With Wilhelm shacked up at school, he meets a range of different students – some more influential than others. At the core of this is August, the big cheese around campus and the one who takes Wilhelm under his wing to make sure he doesn’t mess with the “wrong sort”. Well, that “wrong sort” happens to be beautiful singer and fellow student Simon. As one may expect from this set-up, Wilhelm ignores August’s request.
The first few chapters work to introduce all of our characters before eventually throwing in our forbidden romance angle. Simon and Wilhelm have clear chemistry together and they embark on a whirlwind romance that essentially consumes the six episodes.
In order to fill the run-time though, Young Royals also dabbles with a couple of other sub-plots to mixed effect. Because of the chemistry between Simon and Wilhelm, the other characters fail to really match them with their stories.
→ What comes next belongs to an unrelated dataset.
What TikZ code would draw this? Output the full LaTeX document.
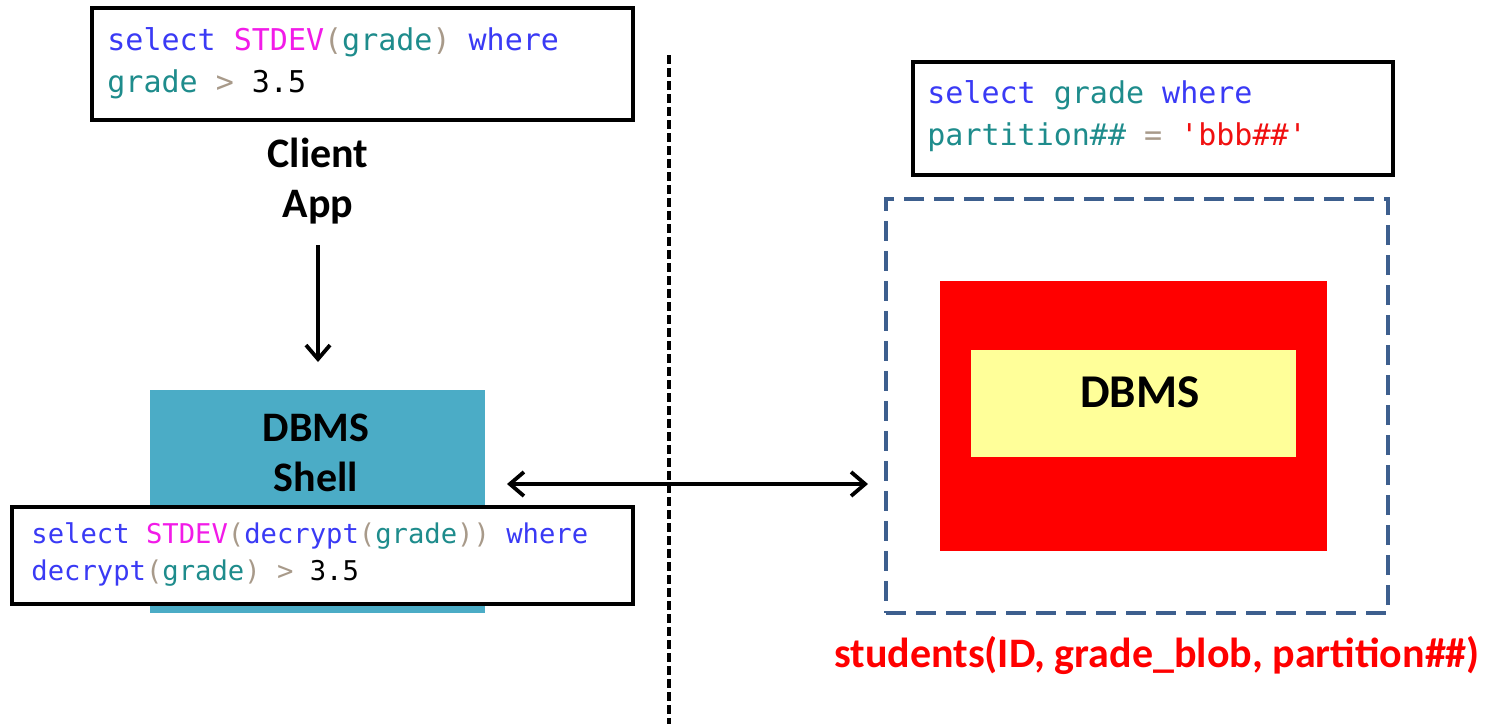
\documentclass[tikz,border=0pt]{standalone}
\usepackage{fontspec}
\setmainfont{Carlito}
\newfontfamily\codefont{DejaVu Sans Mono}
\usetikzlibrary{arrows.meta}
\definecolor{kwblue}{HTML}{3A3AF5}
\definecolor{fnmag}{HTML}{F21BE8}
\definecolor{idteal}{HTML}{1E8C8C}
\definecolor{punc}{HTML}{A89A8A}
\definecolor{strred}{HTML}{F01010}
\definecolor{shellteal}{HTML}{4BACC6}
\definecolor{dashblue}{HTML}{3D5F8E}
\definecolor{dbyellow}{HTML}{FFFF99}
\newcommand{\kw}[1]{\textcolor{kwblue}{#1}}
\newcommand{\fn}[1]{\textcolor{fnmag}{#1}}
\newcommand{\id}[1]{\textcolor{idteal}{#1}}
\newcommand{\pc}[1]{\textcolor{punc}{#1}}
\newcommand{\st}[1]{\textcolor{strred}{#1}}
\tikzset{
  codebox/.style={draw=black, line width=1.8pt, fill=white},
  codetext/.style={anchor=west, inner sep=0pt, align=left, font=\codefont\fontsize{15}{21}\selectfont},
  smallcode/.style={anchor=west, inner sep=0pt, align=left, font=\codefont\fontsize{13.6}{18.5}\selectfont},
  label/.style={align=center, inner sep=0pt, font=\bfseries\fontsize{21}{25}\selectfont},
  arr/.style={line width=1.9pt, -{Straight Barb[length=7pt,width=12pt,line width=1.9pt]}},
  darr/.style={line width=1.9pt, {Straight Barb[length=7pt,width=12pt,line width=1.9pt]}-{Straight Barb[length=7pt,width=12pt,line width=1.9pt]}}
}
\begin{document}
\begin{tikzpicture}[x=0.5pt,y=-0.5pt]
\useasboundingbox (0,0) rectangle (1493,724);
% divider
\coordinate (divtop) at (669,55);
\coordinate (divbot) at (669,724);
\draw[line width=1.6pt, dash pattern=on 4.5pt off 2pt] (divtop) -- (divbot);
% top-left query
\draw[codebox] (92,8) rectangle (633,120);
\node[codetext] (q1) at (107,63) {\kw{select} \fn{STDEV}\pc{(}\id{grade}\pc{)} \kw{where}\\\id{grade} \pc{>} 3.5};
% client app
\node[label] (client) at (318,181) {Client\\App};
% DBMS shell
\node[fill=shellteal, minimum width=167.5pt, minimum height=111.5pt, inner sep=0pt] (shell) at (317.5,501.5) {};
\node[label] (shelltxt) at (316,453) {DBMS\\Shell};
\coordinate (arrtop) at (318,245);
\coordinate (arrbot) at (318,362);
\draw[arr] (arrtop) -- (arrbot);
% bottom query
\draw[codebox] (12,507) rectangle (633,604);
\node[smallcode] (q2) at (31,555) {\kw{select} \fn{STDEV}\pc{(}\kw{decrypt}\pc{(}\id{grade}\pc{))} \kw{where}\\\kw{decrypt}\pc{(}\id{grade}\pc{)} \pc{>} 3.5};
% right side
\draw[codebox] (913,62) rectangle (1393,175);
\node[codetext] (q3) at (927,116) {\kw{select} \id{grade} \kw{where}\\\id{partition\#\#} \pc{=} \st{'bbb\#\#'}};
\node[draw=dashblue, line width=2.4pt, dash pattern=on 10pt off 5pt, minimum width=251pt, minimum height=207pt, inner sep=0pt] (server) at (1137,406) {};
\node[fill=red, minimum width=193.5pt, minimum height=135pt, inner sep=0pt] (enc) at (1133.5,416) {};
\node[fill=dbyellow, minimum width=162.5pt, minimum height=53.5pt, inner sep=0pt] (dbms) at (1133.5,403.5) {};
\node[font=\bfseries\fontsize{23.5}{28}\selectfont, inner sep=0pt] (dbmstxt) at (1140,392) {DBMS};
\node[label, text=red] (schema) at (1157,655) {students(ID, grade\_blob, partition\#\#)};
% double arrow
\coordinate (dl) at (507,484);
\coordinate (dr) at (868,484);
\draw[darr] (dl) -- (dr);
\end{tikzpicture}
\end{document}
There’s a sort of half-baked love triangle here between Simon’s sister Sara and Wilhelm’s pre-school friend Felice, with August tucked in the middle of these two. However, the show never dives in deeper than the surface level ideas with this and it ultimately falls flat.
The first half of the show does feel like it slips into cliched waters at times. The first few episodes are particularly guilty of this, with characters like August feeling like the “rich kid” archetype. However, given time he does actually have a lot more going on and there’s genuine reasons to explain why he is the way that he is.
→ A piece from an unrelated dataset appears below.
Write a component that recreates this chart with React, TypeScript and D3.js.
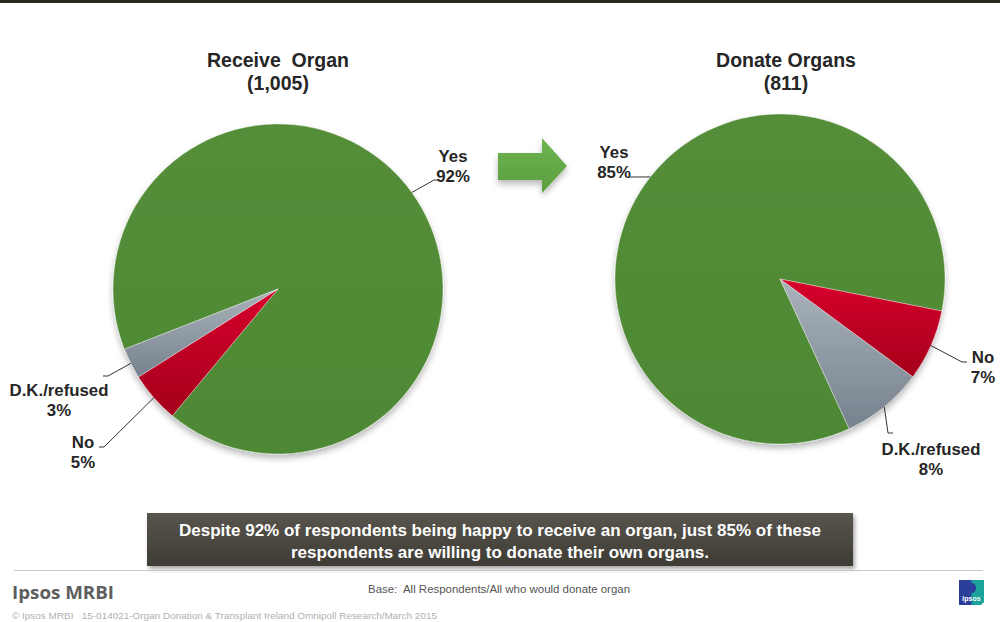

Likewise, Simon and Wilhelm both have individual subplots here alongside their romance which involve their families. I won’t dive too deeply into this for spoiler purposes. Suffice to say, it definitely works well to make this character-driven drama deeper than its predictable story would have you believe.
While Young Royals holds no surprises, it is a well written foray into the trials and tribulations of same sex romance. The ending is left open for a follow-up, although the dreaded Netflix cliffhanger doesn’t make an appearance which is good. The unique angle into LGBTQ+ issues, coupled with some cracking chemistry between its lead pair, make this an easy recommendation.
Young Royals launches on Netflix worldwide 1st July 2021!